ConclusionUnfortunately time and space constraints prevent me from digging too far into the principles of data coherency, but hopefully I’ve covered the subject in sufficient detail to explain its significance and the issues that a coherent data processing environment needs to address.
- For dialects, it’s important to ignore the accent of the language and concentrate on the tokens being used and the rules for structuring them into statements. Often it is the transcribed or written form the identifies the commonality of apparently different dialects rather than the way it is pronounced.
- In semantic analysis branch of linguistics is usually better to ignore works of fiction or fantasy, such as novels, because these are notoriously inaccurate in the statements that are made and the rules that a writer may use to construct statements.
- “It goes without saying” is a term that I really dislike because it implies that someone decided not to mention a significant business requirement on the assumption that it should already be widely known and accepted. Such assumptions can become extremely costly mistakes if the assumption proves to be incorrect and it’s much safer to assume that nothing goes without saying and all requirements should be stated.

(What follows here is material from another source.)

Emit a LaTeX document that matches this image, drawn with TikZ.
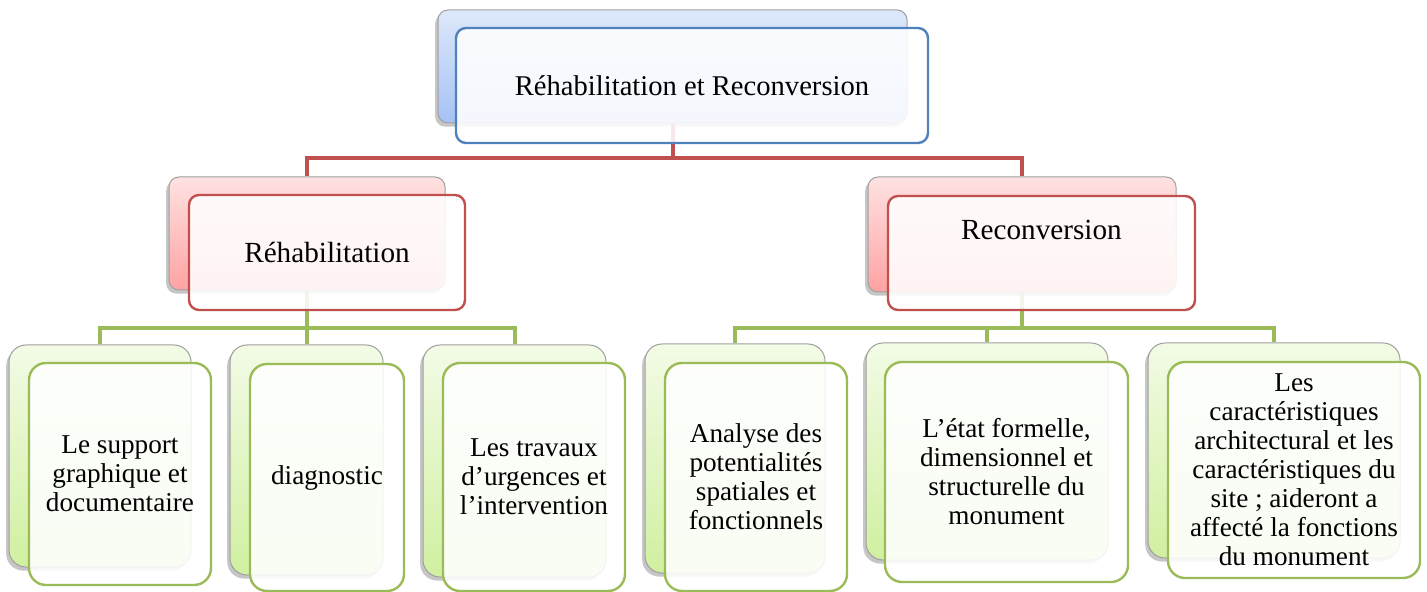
\documentclass[tikz,border=0pt]{standalone}
\usepackage{fontspec}
\setmainfont{Liberation Serif}
\usepackage{tikz}
\usetikzlibrary{backgrounds,shadows}

\definecolor{blueline}{HTML}{4F81BD}
\definecolor{redline}{HTML}{C0504D}
\definecolor{greenline}{HTML}{9BBB59}
\definecolor{blueA}{HTML}{DDE8FA}
\definecolor{blueB}{HTML}{A6C2F5}
\definecolor{redA}{HTML}{FFE2E2}
\definecolor{redB}{HTML}{FFA2A2}
\definecolor{greenA}{HTML}{F3FBE6}
\definecolor{greenB}{HTML}{D0F0A0}

\begin{document}
\begin{tikzpicture}[
  x=0.5pt, y=-0.5pt,
  back/.style={draw=gray!75, line width=0.5pt, rounded corners=5pt, inner sep=0pt,
    drop shadow={shadow xshift=-1.4pt, shadow yshift=-1.8pt, opacity=0.45}},
  front/.style={line width=1.2pt, rounded corners=5pt, fill=white, fill opacity=0.88,
    text opacity=1, inner sep=0pt, align=center},
  bback/.style={back, top color=blueA, bottom color=blueB},
  rback/.style={back, top color=redA, bottom color=redB},
  gback/.style={back, top color=greenA, bottom color=greenB, rounded corners=8.5pt},
  bfront/.style={front, draw=blueline, font=\fontsize{14.3}{17}\selectfont},
  rfront/.style={front, draw=redline, font=\fontsize{14.6}{17}\selectfont},
  gfront/.style={front, draw=greenline, rounded corners=8.5pt, font=\fontsize{13.6}{14.5}\selectfont},
  redlink/.style={draw=redline, line width=2pt},
  greenlink/.style={draw=greenline, line width=2pt}
]
\useasboundingbox (0,0) rectangle (1427,592);

% top
\node[bback, minimum width=234.5pt, minimum height=56.5pt] (topB) at (672.5,66.5) {};
\node[bfront, minimum width=236pt, minimum height=57.5pt] (topF) at (692,85.5) {Réhabilitation et Reconversion};

% second level
\node[rback, minimum width=138pt, minimum height=56.5pt] (rehabB) at (307,233.5) {};
\node[rfront, minimum width=138pt, minimum height=57.5pt] (rehabF) at (327,252.5) {Réhabilitation};
\node[rback, minimum width=154pt, minimum height=57.5pt] (reconB) at (1022,234.5) {};
\node[rfront, minimum width=153.5pt, minimum height=57pt, text depth=23pt] (reconF) at (1041.5,253) {Reconversion};

% leaves
\node[gback, minimum width=91pt, minimum height=111pt] (supportB) at (100,456) {};
\node[gfront, minimum width=91pt, minimum height=111pt] (supportF) at (120,474) {Le support\\graphique et\\documentaire};
\node[gback, minimum width=76.5pt, minimum height=115pt] (diagB) at (306.5,460) {};
\node[gfront, minimum width=77pt, minimum height=113.5pt] (diagF) at (327,477.5) {diagnostic};
\node[gback, minimum width=91.5pt, minimum height=116pt] (travauxB) at (514.5,461) {};
\node[gfront, minimum width=91pt, minimum height=114pt] (travauxF) at (534,477) {Les travaux\\d’urgences et\\l’intervention};
\node[gback, minimum width=90pt, minimum height=114.5pt] (analyseB) at (735,458.5) {};
\node[gfront, minimum width=91pt, minimum height=114pt] (analyseF) at (756,477) {Analyse des\\potentialités\\spatiales et\\fonctionnels};
\node[gback, minimum width=121pt, minimum height=108.5pt] (etatB) at (987,451.5) {};
\node[gfront, minimum width=121.5pt, minimum height=110pt] (etatF) at (1006.5,472) {L’état formelle,\\dimensionnel et\\structurelle du\\monument};
\node[gback, minimum width=126pt, minimum height=107.5pt] (caractB) at (1274,450.5) {};
\node[gfront, minimum width=126pt, minimum height=108pt] (caractF) at (1294,470) {Les\\caractéristiques\\architectural et les\\caractéristiques du\\site ; aideront a\\affecté la fonctions\\du monument};

% connectors
\begin{scope}[on background layer]
  \draw[redlink] (topB.south) -- ++(0,35) -| (rehabB.north);
  \draw[redlink] (topB.south) -- ++(0,35) -| (reconB.north);
  \draw[greenlink] (rehabB.south) -- ++(0,38) -| (supportB.north);
  \draw[greenlink] (rehabB.south) -- ++(0,38) -| (diagB.north);
  \draw[greenlink] (rehabB.south) -- ++(0,38) -| (travauxB.north);
  \draw[greenlink] (reconB.south) -- ++(0,36) -| (analyseB.north);
  \draw[greenlink] (reconB.south) -- ++(0,36) -| (etatB.north);
  \draw[greenlink] (reconB.south) -- ++(0,36) -| (caractB.north);
\end{scope}
\end{tikzpicture}
\end{document}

- Within IT we frequently forget that people as well as systems are part of the boundary between the Enterprise and the Outside World and the information they communicate to other people also has to also be consistent with any other sources. Not allowing for this is why some companies have a field day litigating against other companies.
- Model driven generation is frequently referred to as model driven architecture but really isn’t an “architecture” in its own right because it only covers one aspect of creating a data processing environment and ignores many other significant architectural aspects such as business continuity. Really it’s just an approach to generating artefacts from a model using design patterns and generation rules.